Saat renang kita meluncur dari ujung ke ujung kolam, jika tanpa orang lain, kita akan tetap berenang dengan kecepatan biasanya. Kalau saja ada perenang lain, disamping jalur kita dan mendahului, ceritanya jadi lain. Ada rasa termotivasi untuk mempercepat. Bahkan bisa jadi hal itu tanpa disadari. Otomatis kecepatan renang kita bertambah.

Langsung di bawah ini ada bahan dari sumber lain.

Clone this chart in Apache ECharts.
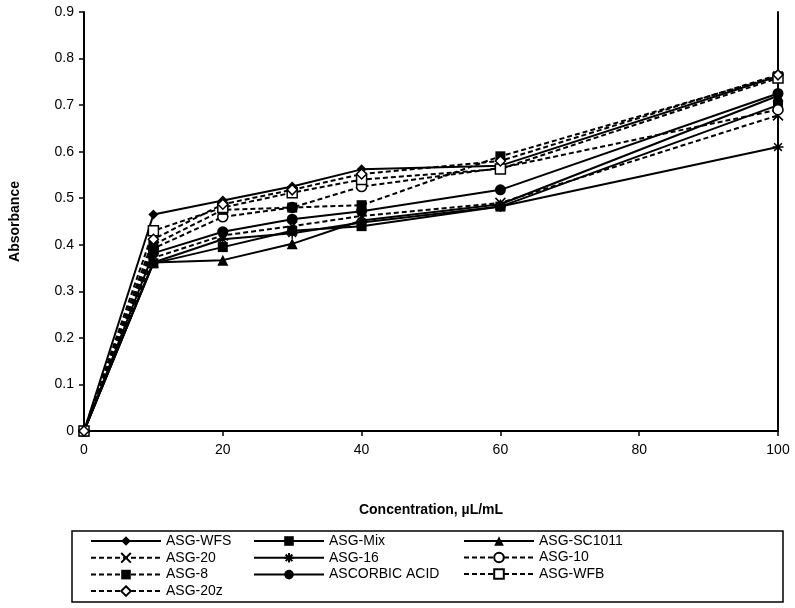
<!DOCTYPE html>
<html><head><meta charset="utf-8">
<script src="https://cdn.jsdelivr.net/npm/echarts@6/dist/echarts.min.js"></script>
<style>html,body{margin:0;padding:0;background:#fff}#c{width:795px;height:608px}</style>
</head><body><div id="c"></div>
<script>
const concentrations = [0, 10, 20, 30, 40, 60, 100];
const asgWFS      = [0, 0.465, 0.495, 0.525, 0.562, 0.570, 0.762];
const asgMix      = [0, 0.360, 0.395, 0.430, 0.440, 0.482, 0.700];
const asgSC1011   = [0, 0.362, 0.367, 0.402, 0.452, 0.487, 0.720];
const asg20       = [0, 0.372, 0.420, 0.440, 0.462, 0.490, 0.678];
const asg16       = [0, 0.362, 0.412, 0.425, 0.448, 0.482, 0.610];
const asg10       = [0, 0.392, 0.460, 0.480, 0.525, 0.565, 0.690];
const asg8        = [0, 0.400, 0.475, 0.480, 0.485, 0.590, 0.762];
const ascorbic    = [0, 0.382, 0.428, 0.455, 0.472, 0.518, 0.725];
const asgWFB      = [0, 0.430, 0.480, 0.512, 0.540, 0.563, 0.758];
const asg20z      = [0, 0.412, 0.487, 0.518, 0.552, 0.580, 0.765];
const xTicks = [0, 20, 40, 60, 80, 100];
const yTicks = [0, 0.1, 0.2, 0.3, 0.4, 0.5, 0.6, 0.7, 0.8, 0.9];

const XPATH = 'path://M0,0L10,10M10,0L0,10';
const STAR = 'path://M5,0L5,10M0,5L10,5M1.5,1.5L8.5,8.5M8.5,1.5L1.5,8.5';

const defs = [
  {name:'ASG-WFS', data:asgWFS, dash:false, symbol:'diamond', size:10, fill:'#000'},
  {name:'ASG-Mix', data:asgMix, dash:false, symbol:'rect', size:10, fill:'#000'},
  {name:'ASG-SC1011', data:asgSC1011, dash:false, symbol:'triangle', size:11, fill:'#000'},
  {name:'ASG-20', data:asg20, dash:true, symbol:XPATH, size:10, fill:'none', stroke:true},
  {name:'ASG-16', data:asg16, dash:false, symbol:STAR, size:11, fill:'none', stroke:true},
  {name:'ASG-10', data:asg10, dash:true, symbol:'circle', size:10, fill:'#fff'},
  {name:'ASG-8', data:asg8, dash:true, symbol:'rect', size:10, fill:'#000'},
  {name:'ASCORBIC ACID', data:ascorbic, dash:false, symbol:'circle', size:11, fill:'#000'},
  {name:'ASG-WFB', data:asgWFB, dash:true, symbol:'rect', size:10, fill:'#fff'},
  {name:'ASG-20z', data:asg20z, dash:true, symbol:'diamond', size:10, fill:'#fff'}
];

const series = defs.map(d => ({
  name: d.name,
  type: 'line',
  data: concentrations.map((x, i) => [x, d.data[i]]),
  symbol: d.symbol,
  symbolSize: d.size,
  showAllSymbol: true,
  lineStyle: {color:'#000', width:2, type: d.dash ? [5,3] : 'solid'},
  itemStyle: {color: d.fill, borderColor:'#000', borderWidth: d.fill === '#000' ? 0 : 1.5},
  emphasis: {disabled:true},
  animation: false,
  z: 3
}));

const font = 'Liberation Sans, Arial, sans-serif';
const legendCommon = {
  orient:'vertical', itemWidth:70, itemHeight:12, itemGap:2.5, height:72,
  textStyle:{fontFamily:font, fontSize:14, color:'#000', padding:[0,0,0,0]},
  selectedMode:false, padding:0
};

const chart = echarts.init(document.getElementById('c'));
chart.setOption({
  backgroundColor:'#fff',
  animation:false,
  grid:{left:84, right:17, top:12, bottom:177, containLabel:false},
  xAxis:{
    type:'value', min:xTicks[0], max:xTicks[xTicks.length-1], interval:20,
    name:'Concentration, µL/mL', nameLocation:'middle', nameGap:72,
    nameTextStyle:{fontFamily:font, fontSize:14, fontWeight:'bold', color:'#000'},
    axisLine:{lineStyle:{color:'#000', width:2}},
    axisTick:{show:true, inside:false, length:5, lineStyle:{color:'#000', width:1.5}},
    axisLabel:{fontFamily:font, fontSize:14, color:'#000', margin:12},
    splitLine:{show:false}
  },
  yAxis:[{
    type:'value', min:yTicks[0], max:yTicks[yTicks.length-1], interval:0.1,
    name:'Absorbance', nameLocation:'middle', nameGap:62, nameRotate:90,
    nameTextStyle:{fontFamily:font, fontSize:14, fontWeight:'bold', color:'#000'},
    axisLine:{show:true, lineStyle:{color:'#000', width:2}},
    axisTick:{show:true, inside:false, length:5, lineStyle:{color:'#000', width:1.5}},
    axisLabel:{fontFamily:font, fontSize:14, color:'#000', margin:10,
      formatter: v => String(Math.round(v*10)/10)},
    splitLine:{show:false}
  },{
    type:'value', min:0, max:0.9, interval:0.1, position:'right',
    axisLine:{show:true, lineStyle:{color:'#000', width:2}},
    axisTick:{show:false}, axisLabel:{show:false}, splitLine:{show:false}
  }],
  legend:[
    Object.assign({left:90, top:534, data:['ASG-WFS','ASG-20','ASG-8','ASG-20z']}, legendCommon),
    Object.assign({left:253, top:534, data:['ASG-Mix','ASG-16','ASCORBIC ACID']}, legendCommon),
    Object.assign({left:463, top:534, data:['ASG-SC1011','ASG-10','ASG-WFB']}, legendCommon)
  ],
  graphic:[{type:'rect', shape:{x:72, y:531, width:711, height:71},
    style:{fill:'none', stroke:'#000', lineWidth:1.5}, silent:true}],
  series: series
});
</script></body></html>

Dalam banyak hal kompetisi ini sangat dibutuhkan. Kita bisa berhasil, bukan saja karena adanya tim yang kuat, sumber daya kita, namun kompetisi dengan yang lainnya membuat kita terpacu semakin kuat. Kompetisi melahirkan sebuah motivasi dan dalam banyak hal, motivasi ini mendorong sukses dengan kontribusi yang besar.
Pada suatu organisasi manajemen, kompetisi secara positif harus senantiasa diciptakan, karena akan sangat berpengaruh pada produktivitas. Para Leader dalam organisasi mesti piwai dalam melakukan kontrol manajemen kompetisi ini. Karena akan berbatas tipis, kompetisi yang diciptakan bergeser ke arah kompetisi negatif yang justeru mematikan motivasi.

Dalam setiap pribadi, kompetisi bisa diciptakan dengan parameter tertentu, sehingga terjaga dalam motivasi dengan stamina prima. Kompetisi yang terjadi dengan pihak external, dengan parameter logis, berbanding dengan target yang memungkinkan bisa dicapai dengan cara SMART. Fleksibelitas seseorang dalam melakukan short interval follow up terhadap target tertentu saat kompetisi akan menjadi sarana dalam menjaga stabilitas motivasi diri.

Kompetisi ini juga sangat baik, kita berikan kepada anak-anak kita, sehingga memiliki jiwa fighter yang tangguh. Terhindar dari mudah menyerah, berkeluh kesah, dll. Banyak games simulasi untuk berkompetisi, banyak sarana di keluarga dengan cara menyenangkan kompetisi bisa dilakukan.

Karena kompetisi membuat kita berisi dan berbobot lebih, tertantang dalam kompetisi sehat merupakan sarana sehat dalam mengasah kemampuan diri, sehingga selalu bisa lebih baik. Bukan yang terbaik sebagai target, namun terus menjadi lebih baik. Bisa jadi menjadi yang terbaik, hanya sesekali waktu saja, namun selalu menjadi yang terbaik, berarti kompetisi setiap saat. Selamat berkompetisi!